Zur Bemessung der Strafhöhe ist zu bemerken, dass ohnehin die gesetzliche Mindestgeldstrafe verhängt wurde, weshalb die konkreten Einkommens-, Vermögens- und Familienverhältnisse des Bw unerheblich sind. Die gesetzliche Mindeststrafe ist aus dem bloßen Grund einer womöglich schlechten finanziellen Situation des Bw nicht unterschreitbar. Dass diese finanzielle Situation durch ein weiteres einschlägiges Verwaltungsstrafen mitbedingt ist, kann sich für den Bw nicht im Sinne eines Arguments für die Unterschreitung der gesetzlich vorgesehenen Mindeststrafe auswirken. Im Hinblick jedoch darauf, dass zur Unbescholtenheit und dem Tatsachengeständnis als weiterer Milderungsgrund die wenigstens teilweise Mautentrichtung tritt (ein Umstand, der auch nach der Mautordnung die Höhe der Ersatzmaut beeinflusst und der regelmäßig zum Aufgriff der Täter führt), erscheint es vertretbar unter Anwendung des außerordentlichen Milderungsrechts (§ 20 VStG) die Strafe auf die Hälfte herabzusetzen. Die Tat bleibt aber nicht so weit hinter dem deliktstypischen Unrechts- und Schuldgehalt zurück, dass eine Anwendung des § 21 Abs. 1 VStG gerechtfertigt wäre. Der Unrechtsgehalt einer Fehleinstellung der Achsenzahl ist als deliktstypisch einzustufen. Die Vorsorge für die korrekte Einstellung der GO-Box stellt im gegebenen Zusammenhang die zentrale Lenkerpflicht dar.

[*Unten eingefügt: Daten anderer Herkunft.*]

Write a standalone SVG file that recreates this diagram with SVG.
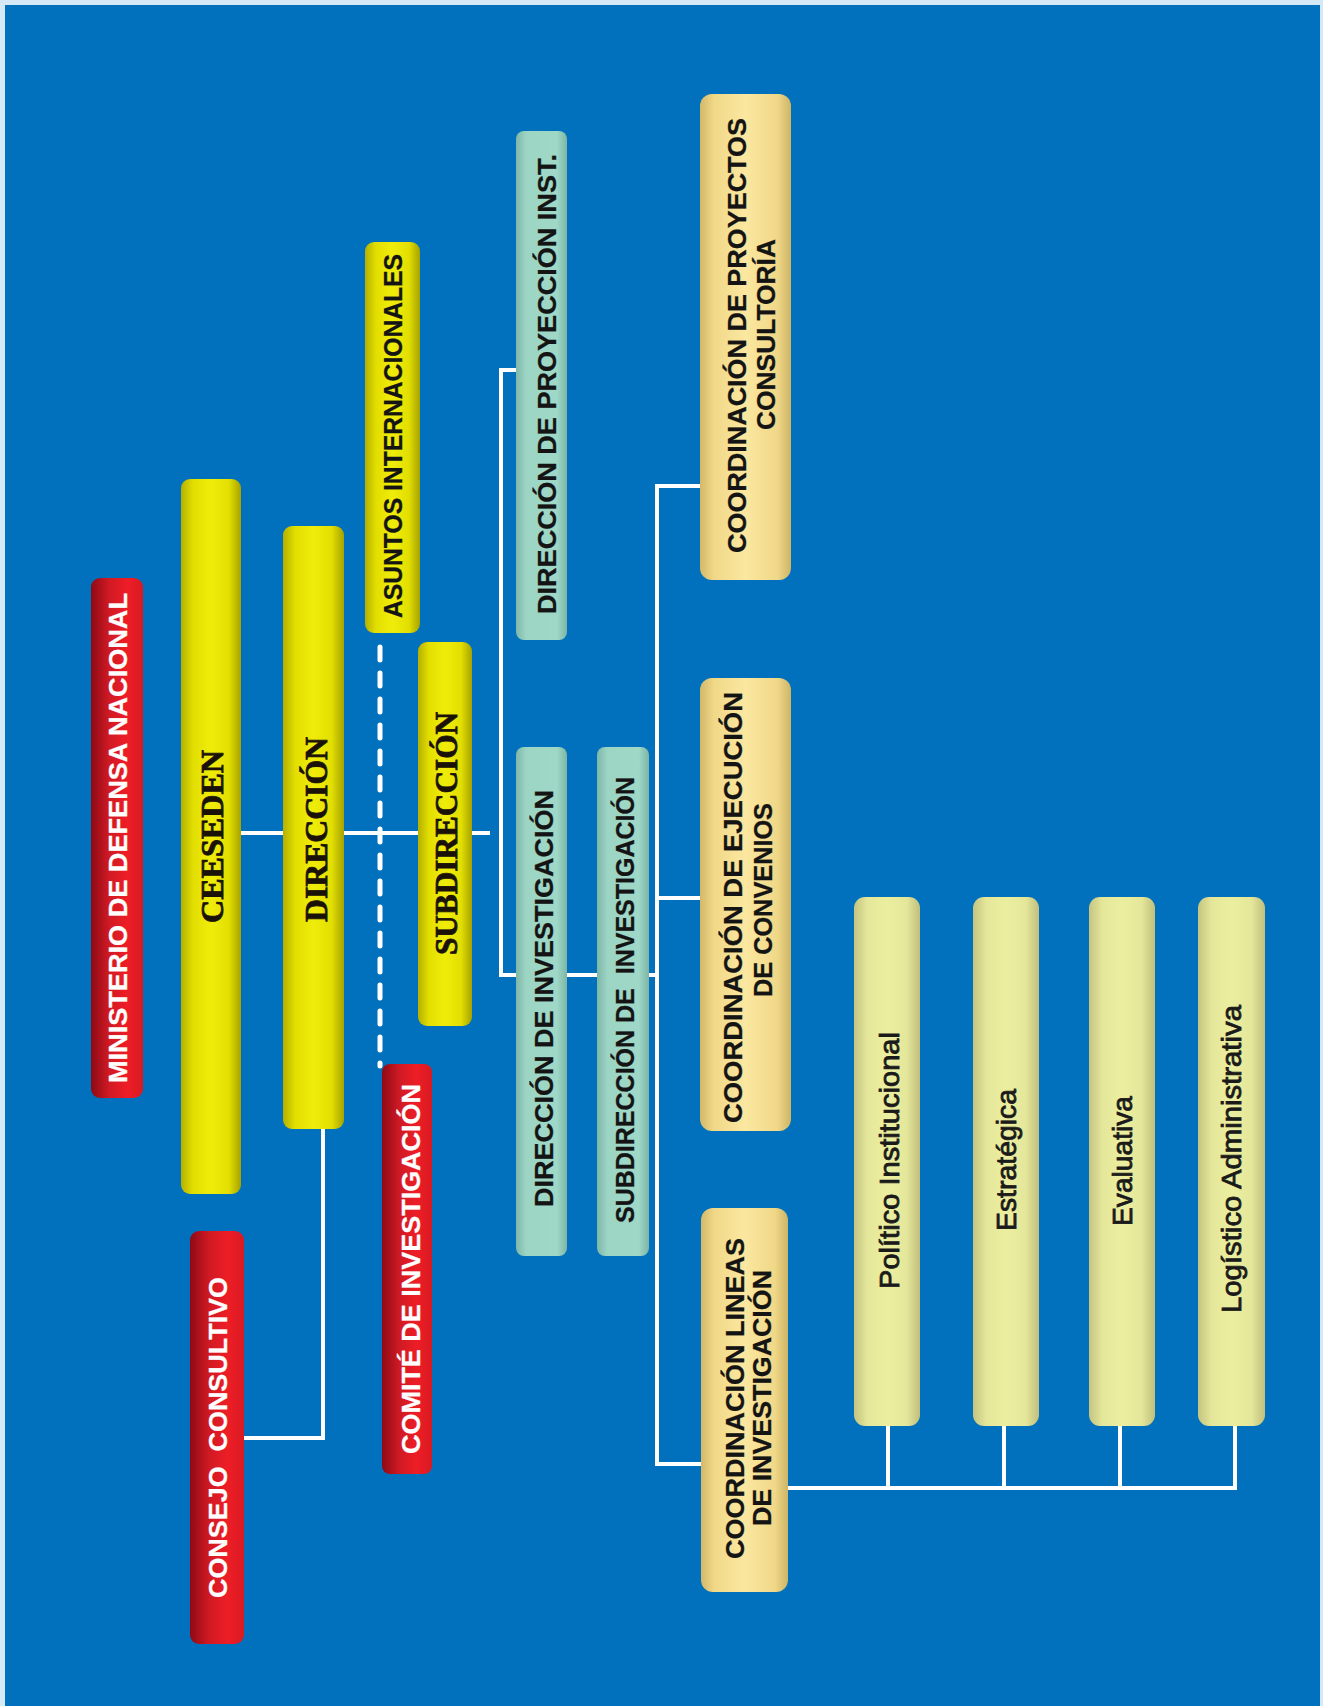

Da der Straftatbestand des § 20 Abs. 2 BStMG auf eine nicht ordnungsgemäß entrichtete Maut abstellt, war der Spruch des angefochtenen Straferkenntnis im Hinblick auf § 44a VStG entsprechend zu ergänzen, zumal in der verfolgungsverjährungsunterbrechenden Strafverfügung der Tatvorwurf im korrekten Umfang umschrieben wurde.

Rechtsmittelbelehrung:

Gegen diesen Bescheid ist kein ordentliches Rechtsmittel zulässig.

Hinweis:

Gegen diesen Bescheid kann innerhalb von sechs Wochen ab seiner Zustellung eine Beschwerde an den Verfassungsgerichtshof und/oder an den Verwaltungsgerichtshof erhoben werden; diese muss - von gesetzlichen Ausnahmen abgesehen - jeweils von einem Rechtsanwalt unterschrieben sein. Für jede dieser Beschwerden ist eine Gebühr von 180 Euro zu entrichten.